While official trade announcements are lacking so far, the Trump administration was confident the summit would deliver wins.
Trump, in his remarks at Zhongnanhai, said the leaders had struck “fantastic trade deals” during an “incredible” visit. “A lot of good has come of it,” he said, including deals that were “great for both countries”.
He said China had agreed to buy 200 Boeing aircraft, far fewer than the 500-plane package expected by analysts. China has not confirmed the deal.
Expectations of China buying more US agricultural products were particularly touted by the Trump administration ahead of the final meeting between the leaders.
US Trade Representative Jamieson Greer told Bloomberg Television on Friday that China would commit to billions in American agricultural purchases.
“We expect to also see an agreement for double-digit billion purchases of ags over the next three years, per year, coming out of this visit, and that’s more general, that’s aggregate, that’s not just soybeans, that’s everything else,” Greer said.
Heading into the meetings, US officials had floated the creation of a so-called “Board of Trade”, pitching it as a mechanism to put trade tensions between the two countries to simmer by reducing levies and trade barriers on non-critical goods.
Greer, who accompanied Trump on the trip, also commented on the latest warning regarding Taiwan by Xi, as reported by Chinese media, saying that the tone during the meetings had not been sharp.
“I don’t expect the Taiwan issue to bleed into [the] Board of Trade. I just don’t,” Greer told Bloomberg Television.
“We’ve known for a long time that the Taiwan issue is of key importance to the Chinese.”
On Thursday, Trump and Xi ended day one of their summit with a banquet at the Great Hall of the People.
Both leaders gave toasts, with Xi weaving in a MAGA reference while keeping to a very tight script that hit the usual talking points about co-operation rather than confrontation.
“The people of China and the United States are both great peoples; achieving the great rejuvenation of the Chinese nation and making America great again can go hand in hand,” Xi said.
Trump was similarly on-message and did not veer from a pre-written speech, which touched on China’s historical influence in America, noting that founding father Benjamin Franklin published Confucius’ sayings in his colonial newspaper.
“Many Chinese now love basketball and blue jeans,” Trump said. “Chinese restaurants in America today now outnumber the five largest fast-food chains in the United States, all combined. That’s a pretty big statement.”

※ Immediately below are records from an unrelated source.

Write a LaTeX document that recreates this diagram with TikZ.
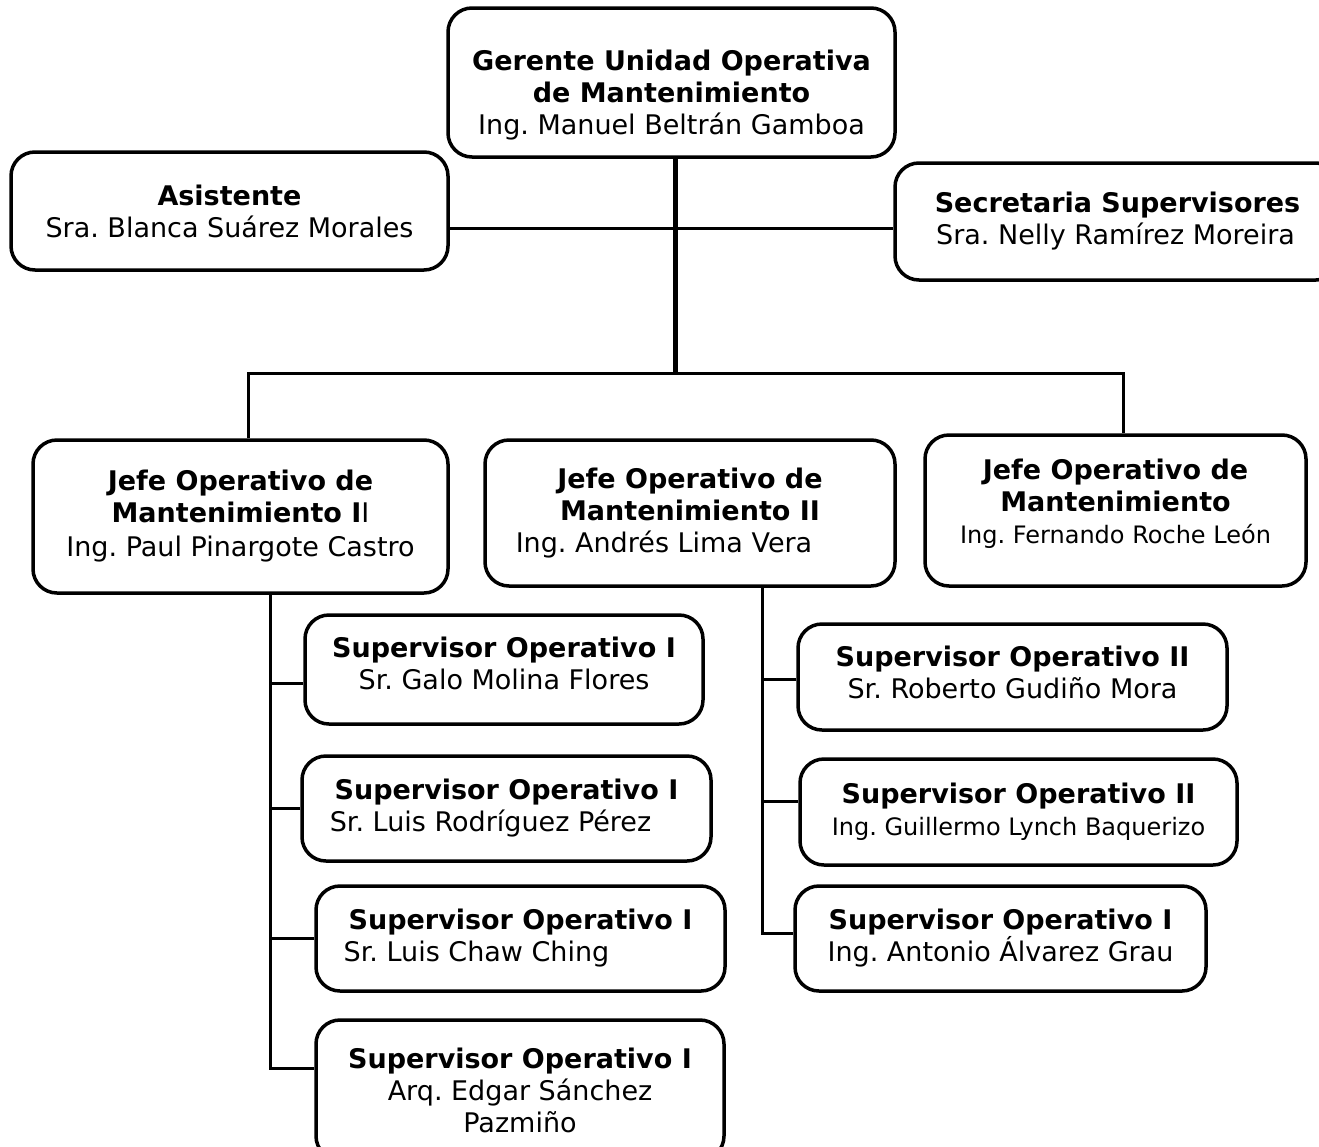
\documentclass[tikz,border=0pt]{standalone}
\usepackage{fontspec}
\setmainfont{DejaVu Sans}
\frenchspacing

\tikzset{
  puesto/.style={draw, line width=3.5pt, rounded corners=24pt, align=center,
    inner sep=0pt, font=\fontsize{27}{32}\selectfont},
  linea/.style={line width=3pt},
  tronco/.style={line width=5pt},
}
\newcommand\chico{\fontsize{24}{32}\selectfont}
\newcommand\arriba[1]{\rule{0pt}{#1}}
\newcommand\abajo[1]{\rule[-#1]{0pt}{1pt}}

\begin{document}
\begin{tikzpicture}[x=1pt,y=-1pt]
  \useasboundingbox (0,0) rectangle (1319,1146);
  \clip (0,0) rectangle (1319,1146);

  % gerencia
  \node[puesto, minimum width=447pt, minimum height=149pt] (gerente) at (671.5,82.5)
    {\arriba{45pt}\textbf{Gerente Unidad Operativa}\\\textbf{de Mantenimiento}\\Ing. Manuel Beltrán Gamboa};
  \node[puesto, minimum width=437pt, minimum height=118pt] (asist) at (229.5,211)
    {\textbf{Asistente}\\Sra. Blanca Suárez Morales};
  \node[puesto, minimum width=445pt, minimum height=117pt] (secre) at (1117.5,221.5)
    {\textbf{Secretaria Supervisores}\\Sra. Nelly Ramírez Moreira\hspace*{4pt}};

  % jefes
  \node[puesto, minimum width=415pt, minimum height=153pt] (jefeA) at (240.5,516.5)
    {\textbf{Jefe Operativo de}\\\textbf{Mantenimiento I}I\\[2pt]Ing. Paul Pinargote Castro};
  \node[puesto, minimum width=410pt, minimum height=146pt] (jefeB) at (690,513)
    {\textbf{Jefe Operativo de}\\\textbf{Mantenimiento II}\\Ing. Andrés Lima Vera\hspace*{52pt}};
  \node[puesto, minimum width=381pt, minimum height=151pt] (jefeC) at (1115.5,510.5)
    {\textbf{Jefe Operativo de}\\\textbf{Mantenimiento}\\{\chico Ing. Fernando Roche León}\abajo{18pt}};

  % supervisores I
  \node[puesto, minimum width=398pt, minimum height=109pt] (supA1) at (504,669.5)
    {\textbf{Supervisor Operativo I}\\Sr. Galo Molina Flores\abajo{13pt}};
  \node[puesto, minimum width=409pt, minimum height=105pt] (supA2) at (506.5,808.5)
    {\textbf{Supervisor Operativo I}\\Sr. Luis Rodríguez Pérez\hspace*{32pt}};
  \node[puesto, minimum width=409pt, minimum height=105pt] (supA3) at (520.5,938.5)
    {\textbf{Supervisor Operativo I}\\Sr. Luis Chaw Ching\hspace*{88pt}};
  \node[puesto, minimum width=408pt, minimum height=140pt] (supA4) at (520,1090)
    {\textbf{Supervisor Operativo I}\\Arq. Edgar Sánchez\\Pazmiño};

  % supervisores II
  \node[puesto, minimum width=429pt, minimum height=106pt] (supB1) at (1012.5,677)
    {\textbf{Supervisor Operativo II}\\Sr. Roberto Gudiño Mora\abajo{10pt}};
  \node[puesto, minimum width=437pt, minimum height=106pt] (supB2) at (1018.5,812)
    {\textbf{Supervisor Operativo II}\\{\chico Ing. Guillermo Lynch Baquerizo}};
  \node[puesto, minimum width=411pt, minimum height=105pt] (supB3) at (1000.5,938.5)
    {\textbf{Supervisor Operativo I}\\Ing. Antonio Álvarez Grau};

  % lineas de mando
  \coordinate (enlace) at (675,228);
  \coordinate (barra) at (675,373);
  \draw[tronco] (barra |- gerente.south) -- (barra);
  \draw[linea] (asist.east |- enlace) -- (secre.west |- enlace);
  \draw[linea] ([xshift=7.5pt]jefeA.north) |- (barra) -| ([xshift=7.5pt]jefeC.north);

  \path (jefeA.south) +(30,0) coordinate (ejeA);
  \draw[linea] (ejeA) |- ([yshift=22pt]supA4.west);
  \draw[linea] ([yshift=-13.5pt]supA1.west) -- ([yshift=-13.5pt]ejeA |- supA1.west);
  \draw[linea] (supA2.west) -- (ejeA |- supA2.west);
  \draw[linea] (supA3.west) -- (ejeA |- supA3.west);

  \path (jefeB.south) +(72,0) coordinate (ejeB);
  \draw[linea] (ejeB) |- ([yshift=5.5pt]supB3.west);
  \draw[linea] ([yshift=-2pt]supB1.west) -- ([yshift=-2pt]ejeB |- supB1.west);
  \draw[linea] ([yshift=11pt]supB2.west) -- ([yshift=11pt]ejeB |- supB2.west);
\end{tikzpicture}
\end{document}
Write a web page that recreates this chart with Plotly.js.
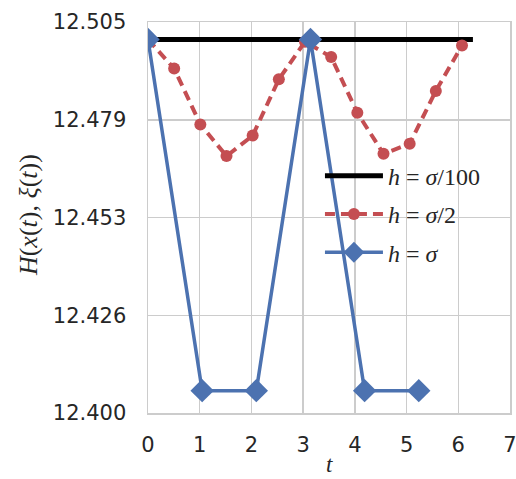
<!DOCTYPE html>
<html>
<head>
<meta charset="utf-8">
<script src="https://cdn.plot.ly/plotly-3.0.1.min.js"></script>
<style>html,body{margin:0;padding:0;background:#fff;}#chart{width:516px;height:479px;}</style>
</head>
<body>
<div id="chart"></div>
<script>
// Data
const tFine = [0, 6.2832];
const hFine = [12.5003, 12.5003];

const tHalf = [0, 0.506, 1.012, 1.518, 2.024, 2.530, 3.036, 3.542, 4.048, 4.554, 5.060, 5.566, 6.072];
const hHalf = [12.5003, 12.4925, 12.4775, 12.4690, 12.4745, 12.4896, 12.4997, 12.4956, 12.4806, 12.4696, 12.4723, 12.4865, 12.4987];

const tFull = [0, 1.0472, 2.0944, 3.1416, 4.1888, 5.2360];
const hFull = [12.5003, 12.4060, 12.4060, 12.5003, 12.4060, 12.4060];

const yTickVals = [12.4, 12.42625, 12.4525, 12.47875, 12.505];
const yTickText = ['12.400', '12.426', '12.453', '12.479', '12.505'];
const xTickVals = [0, 1, 2, 3, 4, 5, 6, 7];

const names = ['<i>h</i> = <i>σ</i>/100', '<i>h</i> = <i>σ</i>/2', '<i>h</i> = <i>σ</i>'];

const traces = [
  {x: tFine, y: hFine, name: names[0], mode: 'lines', legendgroup: 'a',
   line: {color: '#000000', width: 5}},
  {x: tHalf, y: hHalf, name: names[1], mode: 'lines+markers', legendgroup: 'b',
   line: {color: '#C44E52', width: 4, dash: '10px,6px'},
   marker: {symbol: 'circle', size: 12, color: '#C44E52'}},
  {x: tFull, y: hFull, name: names[2], mode: 'lines+markers', legendgroup: 'c',
   line: {color: '#4C72B0', width: 3.5},
   marker: {symbol: 'diamond', size: 18, color: '#4C72B0'}}
];

const gridC = '#cccccc';
const tickFont = {family: 'DejaVu Sans, sans-serif', size: 21, color: '#262626'};
const serif = 'Liberation Serif, DejaVu Serif, serif';

const layout = {
  width: 516, height: 479,
  margin: {l: 148, r: 6, t: 22, b: 66, pad: 0},
  paper_bgcolor: '#ffffff', plot_bgcolor: '#ffffff',
  showlegend: true,
  legend: {
    x: 0.475, y: 0.663, xanchor: 'left', yanchor: 'top',
    bgcolor: 'rgba(0,0,0,0)', borderwidth: 0,
    font: {family: serif, size: 24, color: '#262626'},
    tracegroupgap: 4, itemwidth: 58
  },
  xaxis: {
    range: [0, 7], tickvals: xTickVals, ticktext: xTickVals.map(String),
    showgrid: true, gridcolor: gridC, gridwidth: 1.5,
    showline: true, linecolor: gridC, linewidth: 1.5, mirror: true,
    zeroline: false, ticks: '', ticklabelstandoff: 12, tickfont: tickFont,
    ticklabeloverflow: 'allow'
  },
  yaxis: {
    range: [12.4, 12.505], tickvals: yTickVals, ticktext: yTickText,
    showgrid: true, gridcolor: gridC, gridwidth: 1.5,
    showline: true, linecolor: gridC, linewidth: 1.5, mirror: true,
    zeroline: false, ticks: '', ticklabelstandoff: 16, tickfont: tickFont
  },
  annotations: [
    {text: '<i>H</i>(<i>x</i>(<i>t</i>), <i>ξ</i>(<i>t</i>))', xref: 'paper', yref: 'paper',
     x: -0.33, y: 0.505, textangle: -90, showarrow: false, xanchor: 'center', yanchor: 'middle',
     font: {family: serif, size: 26, color: '#262626'}},
    {text: '<i>t</i>', xref: 'paper', yref: 'paper', x: 0.5, y: -0.17,
     showarrow: false, xanchor: 'center', yanchor: 'bottom',
     font: {family: serif, size: 23, color: '#262626'}}
  ]
};

Plotly.newPlot('chart', traces, layout, {displayModeBar: false, staticPlot: true});
</script>
</body>
</html>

He finished the toast by inviting Xi and his wife, Peng Liyuan, to visit the White House in September.
The guests dined on a fusion of Chinese and Western dishes, featuring Beijing roast duck – China’s national dish – and beef ribs, lobster in tomato soup, stewed seasonal vegetables, slow-cooked salmon in mustard sauce and pan-fried pork buns.
There was tiramisu, fruit, ice-cream and a “trumpet-shell shaped pastry for dessert”.